The rush of everyday life has disconnected us from the traditional family recipes that we used to love and devour as children. Think back to vacations spent at your grandparents’ home: there would be a delectable spread of homemade cooking for every meal, a range of pickles and chutneys that your grandmother made from scratch, and even herbs and spices ground at home to enhance the flavour. Today, many recipes are lost or relegated to fond memories. But as a professional chef, you now have the knowledge and talent to recreate these same family classics, even if the recipes are lost to time.
Here’s a good starting point: reinvent the gravy.
Gravies: There’s no main course without one!
Indian food relies on textures, warm to hot temperature and consistency of flavour to deliver on taste and an overall satisfying gastronomic experience. Most Indians prefer to have a ‘wet’ component in the plate, such as a gravy or sauce that complements rotis, parathas or rice. Most main courses in Indian cooking comprise the most basic Indian gravies in a multitude of colours, consistencies and tastes. Whether it is a non-vegetarian curry or a paneer recipe, a gravy is a must as a base to offer flavour and textural versatility.

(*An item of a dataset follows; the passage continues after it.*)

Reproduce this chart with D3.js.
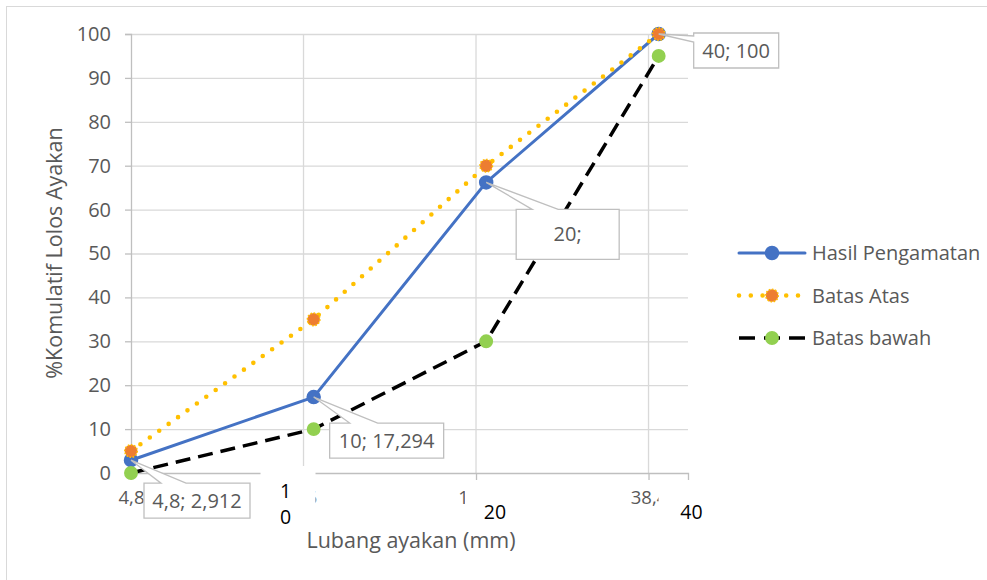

The most common ingredients used in making most gravies are onions and tomatoes. Vastly different from each other in taste and appearance, both vegetables combine to provide a solid base of flavour in an onion tomato gravy that binds nicely with whatever else you add to it, from spices to nuts, and from vegetable cubes to whole vegetable pieces.
Onion tomato gravies are the base for most red, orange, green and brown Indian gravies across several cuisines. So if you wish to recreate a traditional family recipe, a good starting point would be with the onion tomato gravies that your grandmother and/or mother has been making all along.
Recreating the magic, with some of your own
As a professional chef, you are tasked with catering to large groups of people in a matter of minutes. It helps to have ready masalas and gravy or dip preparations at hand instead of creating them from scratch.
Whether you are working in your professional kitchen or whipping up a meal for a large group of family and friends at home, it helps to save time when recreating a family favourite recipe — without losing any of the taste and authenticity of the original. You will find that many recipes passed from generation to generation are often quite fiddly in terms of the number of ingredients, the number of steps and processes to follow, and the overall prep and cooking time involved. Chefs around the world use ready food flavouring powders, or bases for creating gravies and dips, that cut several steps and save time in the cooking process. The time you save can be used to perfect the family recipe, or add new touches with new ingredients.
We urge you to record your culinary creations in a journal with tips and photographs for your own children and grandchildren to follow. After all, that’s how a rich food legacy is created!